A première vue, cet épisode intitulé After you’ve Gone remet la série sur les rails de la normalité, avec un récit à enjeu unique et (relativement) linéaire. C’est une enquête assez classique qui se déploie, Cohle et Hart soupçonnant le cousin du défunt révérend Billy Lee Tuttle, désormais sénateur, de couvrir des agissements à base de rituels pédophiles. Un complot, donc. Le visionnage d’une vidéo affreuse et une visite à une vieille dame atteinte de démence le confirment, les compères ne cherchent pas un monstre à une tête, mais à plusieurs. Une figure se détache – mais ça, nous le savions déjà -, celle d’un homme dont le bas du visage est strié de cicatrices. C’est sans doute lui que nous croisons dans la dernière scène, ricanant sur sa tondeuse à gazon comme un méchant de cirque.

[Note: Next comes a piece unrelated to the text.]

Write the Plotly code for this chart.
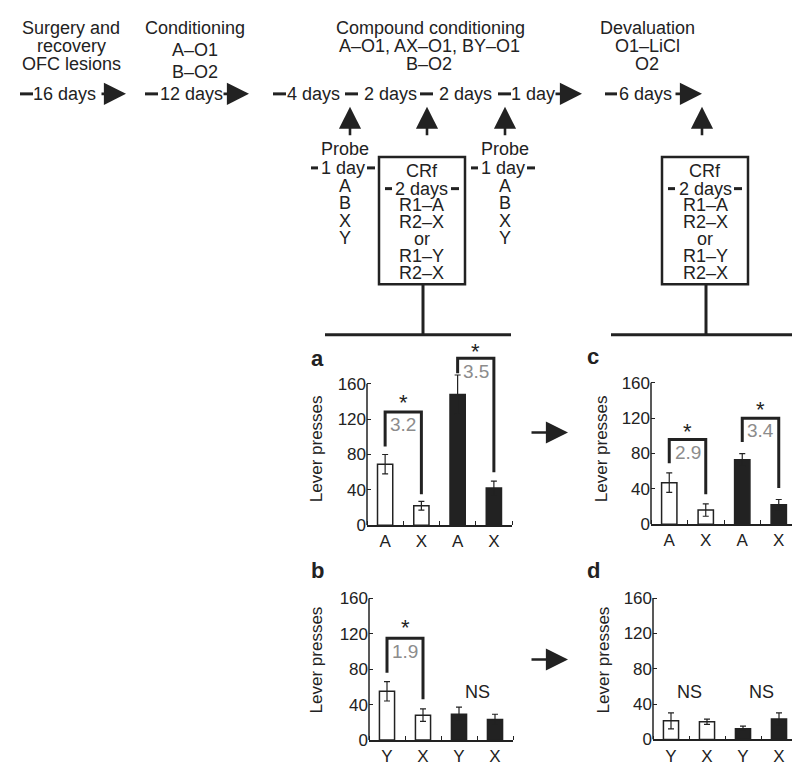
import plotly.graph_objects as go

W, H = 800, 772
FONT = "Liberation Sans, Arial, Helvetica, sans-serif"
INK = "#222222"
GREY = "#8c8c8c"

# ---- data ----
cats_a = ["A", "X", "A", "X"]
cats_b = ["Y", "X", "Y", "X"]
a_vals = [69, 22, 148, 42]
a_err = [11, 5, 22, 8]
c_vals = [47, 16, 73, 22]
c_err = [11, 7, 7, 6]
b_vals = [55, 28, 29, 23]
b_err = [11, 7, 8, 6]
d_vals = [21, 20, 12, 23]
d_err = [9, 3, 3, 7]
bar_fill = ["white", "white", INK, INK]
y_ticks = [0, 40, 80, 120, 160]

# brackets: (x left, y left end, x right, y right end, y top, ratio, y ratio, y star)
a_brackets = [(0, 89, 1, 35, 128, "3.2", 114, 144), (2, 172, 3, 60, 189, "3.5", 174, 202)]
c_brackets = [(0, 69, 1, 34, 96, "2.9", 81, 110), (2, 93, 3, 41, 120, "3.4", 106, 135)]
b_brackets = [(0, 76, 1, 46, 115, "1.9", 100, 132)]
b_ns = [(2.5, 54)]
d_ns = [(0.5, 54), (2.5, 54)]


def fx(px):
    return px / W


def fy(py):
    return 1 - py / H


fig = go.Figure()
shapes = []
annos = []


def text(x, y, s, size=18, color=INK, bold=False, angle=0):
    if bold:
        s = "<b>" + s + "</b>"
    annos.append(dict(x=fx(x), y=fy(y), xref="paper", yref="paper", text=s, showarrow=False,
                      xanchor="center", yanchor="middle", textangle=angle,
                      font=dict(family=FONT, size=size, color=color)))


def line(x0, y0, x1, y1, w=3):
    shapes.append(dict(type="line", xref="paper", yref="paper", x0=fx(x0), y0=fy(y0),
                       x1=fx(x1), y1=fy(y1), line=dict(color=INK, width=w)))


def arrow(x0, y0, x1, y1):
    annos.append(dict(x=fx(x1), y=fy(y1), xref="paper", yref="paper",
                      ax=x0 - x1, ay=y0 - y1, axref="pixel", ayref="pixel", text="",
                      showarrow=True, arrowhead=2, arrowsize=1.7, arrowwidth=2.6,
                      arrowcolor=INK))


# ---- bar panels ----
panels = [
    ("", cats_a, a_vals, a_err, (359, 504), (336, 524), a_brackets, []),
    ("2", cats_b, b_vals, b_err, (361, 505), (553.5, 741.5), b_brackets, b_ns),
    ("3", cats_a, c_vals, c_err, (643, 789), (335, 523), c_brackets, []),
    ("4", cats_b, d_vals, d_err, (645, 789), (553, 741), [], d_ns),
]
for sfx, cats, vals, err, (xl, xr), (yt, yb), brackets, ns in panels:
    xa, ya = "x" + sfx, "y" + sfx
    fig.add_trace(go.Bar(
        x=list(range(len(vals))), y=vals, xaxis=xa, yaxis=ya,
        marker=dict(color=bar_fill, line=dict(color=INK, width=1.5)),
        error_y=dict(type="data", array=err, color=INK, thickness=1.2, width=3),
        showlegend=False))
    for (x0, y0, x1, y1, top, ratio, yr, ys) in brackets:
        fig.add_trace(go.Scatter(
            x=[x0, x0, x1, x1], y=[y0, top, top, y1], xaxis=xa, yaxis=ya, mode="lines",
            line=dict(color=INK, width=3), showlegend=False, hoverinfo="skip"))
        annos.append(dict(x=(x0 + x1) / 2, y=yr, xref=xa, yref=ya, text=ratio, showarrow=False,
                          font=dict(family=FONT, size=19, color=GREY)))
        annos.append(dict(x=(x0 + x1) / 2, y=ys - 5, xref=xa, yref=ya, text="*", showarrow=False,
                          font=dict(family=FONT, size=22, color=INK)))
    for (xn, yn) in ns:
        annos.append(dict(x=xn, y=yn, xref=xa, yref=ya, text="NS", showarrow=False,
                          font=dict(family=FONT, size=18, color=INK)))
    shapes.append(dict(type="line", xref=xa + " domain", yref=ya, x0=0, x1=0, y0=0, y1=160,
                       line=dict(color=INK, width=1.5)))
    fig.layout["xaxis" + sfx] = dict(
        domain=[fx(xl), fx(xr)], anchor=ya, range=[-0.5, 3.5],
        tickvals=list(range(len(cats))), ticktext=cats, ticks="",
        showline=True, linecolor=INK, linewidth=1.5, showgrid=False, zeroline=False,
        minor=dict(ticks="inside", tick0=0.5, dtick=1, ticklen=4, tickcolor=INK, tickwidth=1.2),
        tickfont=dict(family=FONT, size=17, color=INK), fixedrange=True)
    fig.layout["yaxis" + sfx] = dict(
        domain=[fy(yb), fy(yt)], anchor=xa, range=[0, 210],
        tickvals=y_ticks, ticks="inside", ticklen=4, tickcolor=INK, tickwidth=1.2,
        showline=False, showgrid=False, zeroline=False,
        tickfont=dict(family=FONT, size=17, color=INK), fixedrange=True)

# axis titles and panel letters
for (x, y) in [(308, 447), (308, 661), (593, 447), (595, 661)]:
    text(x, y, "Lever presses", size=17, angle=-90)
for (x, y, s) in [(309, 355, "a"), (309, 570, "b"), (585, 353, "c"), (585, 570, "d")]:
    text(x, y, s, size=22, bold=True)

# ---- schematic ----
text(63, 20, "Surgery and")
text(63, 38, "recovery")
text(63, 57, "OFC lesions")
text(187, 20, "Conditioning")
text(187, 43, "A–O1")
text(187, 65, "B–O2")
text(422, 20, "Compound conditioning")
text(421, 38, "A–O1, AX–O1, BY–O1")
text(421, 57, "B–O2")
text(639, 20, "Devaluation")
text(639, 38, "O1–LiCl")
text(639, 57, "O2")

# timeline
TY = 87
line(12, TY, 25, TY)
text(57, TY, "16 days")
arrow(92, TY, 118, TY)
line(137, TY, 150, TY)
text(183, TY, "12 days")
arrow(214, TY, 241, TY)
line(265, TY, 278, TY)
text(305, TY, "4 days")
line(337, TY, 350, TY)
text(382, TY, "2 days")
line(412, TY, 425, TY)
text(457, TY, "2 days")
line(490, TY, 503, TY)
text(525, TY, "1 day")
arrow(546, TY, 574, TY)
line(597, TY, 609, TY)
text(637, TY, "6 days")
arrow(666, TY, 694, TY)

# upward arrows
for x in [342, 419, 497, 694]:
    arrow(x, 130, x, 100)

# probes
for cx in [337, 497]:
    text(cx, 143, "Probe")
    text(cx - 2, 162, "1 day")
    line(cx - 34, 162, cx - 27, 162)
    line(cx + 22, 162, cx + 30, 162)
    for i, s in enumerate(["A", "B", "X", "Y"]):
        text(cx, 180 + i * 17.7, s)

# CRf boxes
for cx in [414, 697]:
    shapes.append(dict(type="rect", xref="paper", yref="paper", x0=fx(cx - 43), x1=fx(cx + 43),
                       y0=fy(280), y1=fy(151), line=dict(color=INK, width=2.5)))
    text(cx, 165, "CRf")
    text(cx, 183, "2 days")
    line(cx - 37, 183, cx - 30, 183)
    line(cx + 29, 183, cx + 37, 183)
    for i, s in enumerate(["R1–A", "R2–X", "or", "R1–Y", "R2–X"]):
        text(cx, 200 + i * 17, s)
    line(cx + 1, 280, cx + 1, 331)

line(317, 331, 503, 331)
line(603, 331, 788, 331)

# arrows between panels
arrow(522, 430, 560, 430)
arrow(522, 660, 560, 660)

fig.update_layout(
    width=W, height=H, margin=dict(l=0, r=0, t=0, b=0),
    plot_bgcolor="white", paper_bgcolor="white",
    bargap=0.58, shapes=shapes, annotations=annos,
    font=dict(family=FONT, color=INK))

fig.write_html("out.html")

Il semble donc que True Detective se dirige vers une résolution qui innocente ses deux personnages principaux (ils ne sont probablement pas les tueurs) à moins d’un rebondissement digne d’un soap. Comme dans la plupart des mystères intenses, les réponses apportées pourraient nous faire regretter le bon vieux temps où les possibilités offertes par la narration semblaient infinies, avec autant de pistes possibles que de scènes.
Mais il serait dommage de décréter True Detective moins intéressante parce qu’elle devient subitement déchiffrable. Cet épisode faussement banal sur l’amitié entre deux mecs qui ne voulaient plus se voir le démontre, les circonvolutions temporelles mise en place par Nic Pizzolatto depuis le début n’ont pas servi à rien. Si elles se voient moins aujourd’hui, ce n’est pas seulement parce qu’elles sont plus rares, mais aussi parce que personnages et spectateurs ont fini par épouser le rythme de la série, le sens du destin qu’elle a su faire exister. L’enquête reste un prétexte pour regarder comment ces hommes changent ou ne changent pas. Passé et présent forment une matière malléable où tout interfère. Désormais, chaque geste de Rust et Hart vient de loin et sa portée est encore inconnue. Pour la première fois, une forte émotion nait du spectacle de ces deux hommes en plein dénuement. Ce que d’autres séries mettent plusieurs années à construire, True Detective l’a réussi en quelques épisodes. Il en reste un seul. Préparons-nous.